Five Fun Festive Music Activities
Christmas is coming and your pupils are more than likely over-excited and wishing for festive-themed lessons as a treat, in contrast to their usual schedule. We’ve taken the pain out of lesson planning with our top Five Fun Festive Music Activities. These are easy to differentiate for age groups, and we guarantee fun while learning and/or practising music skills…
1. Twelve Days of Christmas
Play “The Twelve Days of Christmas”
Split your class into 12 groups (groups of 2 and 3)

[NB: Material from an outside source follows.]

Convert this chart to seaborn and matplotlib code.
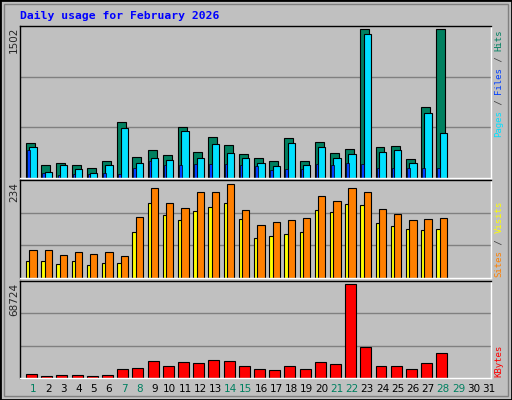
import numpy as np
import matplotlib
matplotlib.use("Agg")
import matplotlib.pyplot as plt
import seaborn as sns
from matplotlib.patches import Rectangle

days = list(range(1, 32))
hits = [350, 126, 156, 126, 105, 167, 564, 207, 279, 228, 513, 258, 411, 330,
        238, 197, 167, 401, 167, 360, 248, 289, 1502, 309, 319, 187, 717, 1502]
files = [309, 65, 126, 95, 54, 136, 503, 156, 197, 177, 472, 197, 340, 248,
         197, 156, 116, 350, 126, 309, 197, 238, 1451, 258, 279, 156, 656, 452]
pages = [279, 54, 34, 44, 44, 54, 44, 105, 167, 126, 126, 146, 146, 146,
         126, 116, 85, 95, 95, 146, 126, 156, 146, 105, 105, 105, 105, 105]
visits = [69, 71, 58, 64, 61, 64, 56, 153, 226, 188, 175, 214, 216, 234,
          170, 132, 140, 145, 150, 206, 193, 226, 216, 173, 160, 145, 148, 150]
sites = [43, 43, 36, 43, 33, 38, 38, 114, 188, 158, 145, 168, 178, 188,
         148, 99, 104, 109, 114, 170, 165, 186, 183, 137, 130, 122, 120, 122]
kbytes = [3260, 1756, 2508, 2508, 1756, 2508, 6270, 7023, 12290, 8528, 11537, 10785,
          13042, 12290, 8528, 6270, 5518, 8528, 6270, 11537, 10033, 68724, 22825,
          8528, 8528, 6270, 10785, 18310]
weekend = [1, 7, 8, 14, 15, 21, 22, 28, 29]

sns.set_style("white")
plt.rcParams["font.family"] = ["DejaVu Sans Mono"]

W, H = 512, 400
BG = "#c0c0c0"
fig = plt.figure(figsize=(W / 100, H / 100), dpi=100, facecolor=BG)


def px_axes(l, t, r, b):
    return fig.add_axes([l / W, 1 - b / H, (r - l) / W, (b - t) / H])


def style(ax, ymax):
    ax.set_facecolor(BG)
    ax.set_xlim(0.14, 31.14)
    ax.set_ylim(0, ymax)
    for y in (ymax / 3, 2 * ymax / 3):
        ax.axhline(y, color="#808080", lw=1, zorder=0)
    ax.set_yticks([])
    ax.set_xticks([])
    ax.spines["left"].set_color("black")
    ax.spines["top"].set_color("black")
    ax.spines["right"].set_color("white")
    ax.spines["bottom"].set_color("white")
    for s in ax.spines.values():
        s.set_linewidth(1)


n = len(hits)
x = np.arange(1, n + 1)
kw = dict(align="edge", edgecolor="black", linewidth=0.8)

ax1 = px_axes(20, 26, 491, 178)
style(ax1, 1532)
ax1.bar(x - 0.46, hits, width=0.59, color="#008060", **kw)
ax1.bar(x - 0.24, files, width=0.48, color="#00e0ff", **kw)
ax1.bar(x - 0.39, pages, width=0.17, color="#0040ff", align="edge", edgecolor="black", linewidth=0.5)

ax2 = px_axes(20, 180, 491, 278)
style(ax2, 245)
ax2.bar(x - 0.46, sites, width=0.5, color="#ffff00", **kw)
ax2.bar(x - 0.24, visits, width=0.48, color="#ff8000", **kw)

ax3 = px_axes(20, 281, 491, 378)
style(ax3, 71170)
ax3.bar(x - 0.46, kbytes, width=0.72, color="#ff0000", **kw)

# day labels
for d in days:
    fig.text((20 + (d - 0.14) * 471 / 31) / W, 1 - 389 / H, str(d),
             ha="center", va="center", fontsize=7.5, family="DejaVu Sans",
             color="#008060" if d in weekend else "black")

# max values on left
for txt, top in (("1502", 27), ("234", 182), ("68724", 283)):
    fig.text(9 / W, 1 - top / H, txt, rotation=90, ha="left", va="top",
             fontsize=7.5, family="DejaVu Sans")

fig.text(20 / W, 1 - 16 / H, "Daily usage for February 2026", color="#0000ff",
         fontsize=8.2, fontweight="bold", ha="left", va="center")


def side_label(parts, bottom, step):
    pos = 0
    for txt, col in parts:
        fig.text(499 / W, 1 - (bottom - pos * step) / H, txt, rotation=90,
                 ha="center", va="bottom", color=col, fontsize=6.5)
        pos += len(txt)


side_label([("Pages", "#00e0ff"), (" / ", "#404040"), ("Files", "#0040ff"),
            (" / ", "#404040"), ("Hits", "#008060")], 137, 5.35)
side_label([("Sites", "#ff8000"), (" / ", "#404040"), ("Visits", "#ffff00")], 277, 5.5)
side_label([("KBytes", "#ff0000")], 377, 5.5)

# frame
fig.patches.append(Rectangle((0, 0), 1, 1, transform=fig.transFigure, fill=False,
                             edgecolor="black", lw=2))
fig.patches.append(Rectangle((4 / W, 4 / H), 1 - 8 / W, 1 - 8 / H, transform=fig.transFigure,
                             fill=False, edgecolor="#808080", lw=1))

fig.savefig("out.png", dpi=100, facecolor=BG)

Allocate each group a “day” from the well-loved Christmas carol, The Twelve Days of Christmas
The children need to consider a sound that is appropriate for their day, e.g. “Five Gold Rings” might be well-represented by triangles or bells, as both are made from metal.
You might ask more advanced pupils to consider the rhythms, genre or dynamics, in addition to the instrument they pick.
For those who find music a little more challenging, they could focus primarily on the best instrument to match their day’s gift.
Also consider, with regards to behaviour management, that those at the end of the sequence may only get to play their composition once or twice, in comparison to those at the beginning of the sequence.
2. Glow Stick Drumming
Recap rhythms that have been a focus over the Autumn term
Practice clapping and repeating the rhythms to remind the children
Delegate non-tuned percussive resources to children, and glow sticks
Turn out the lights, close the blinds and have a class performance
TIP: You will want to video record this, if you have the relevant permissions, as the results are pretty stunning
Divide the class into ability groups, and delegate a set of rhythms to each group so they can compose and rehearse a group performance; the higher the ability the more complex the selection of rhythms they can add into their performance.
3. Guess the Tune
Write a list of well-known Christmas tunes on pieces of paper.
Hand a slip of paper to each child and tell them to keep it secret.
Give the children time to practise tapping their allocated tune, using percussive instruments or body percussion.
Sitting in a circle, children take it in turns to clap their tune. Children get a point for guessing correctly, and the child tapping the tune also gets a point for doing a good job. If nobody can guess, the teacher gets the point. The class must try and “beat” the teacher.
Consider which songs have trickier rhythms and allocate those to children who find music less of a challenge.
Children who are less confident might enjoy this session more if they are assigned to a group / if they work with a partner.
4. World Christmas Music
Play children a variety of different Christmas tunes, with World Music influences, and give them the chance to discuss. What did they notice? What instruments did they hear? How was it different? What did they like? What didn’t they like?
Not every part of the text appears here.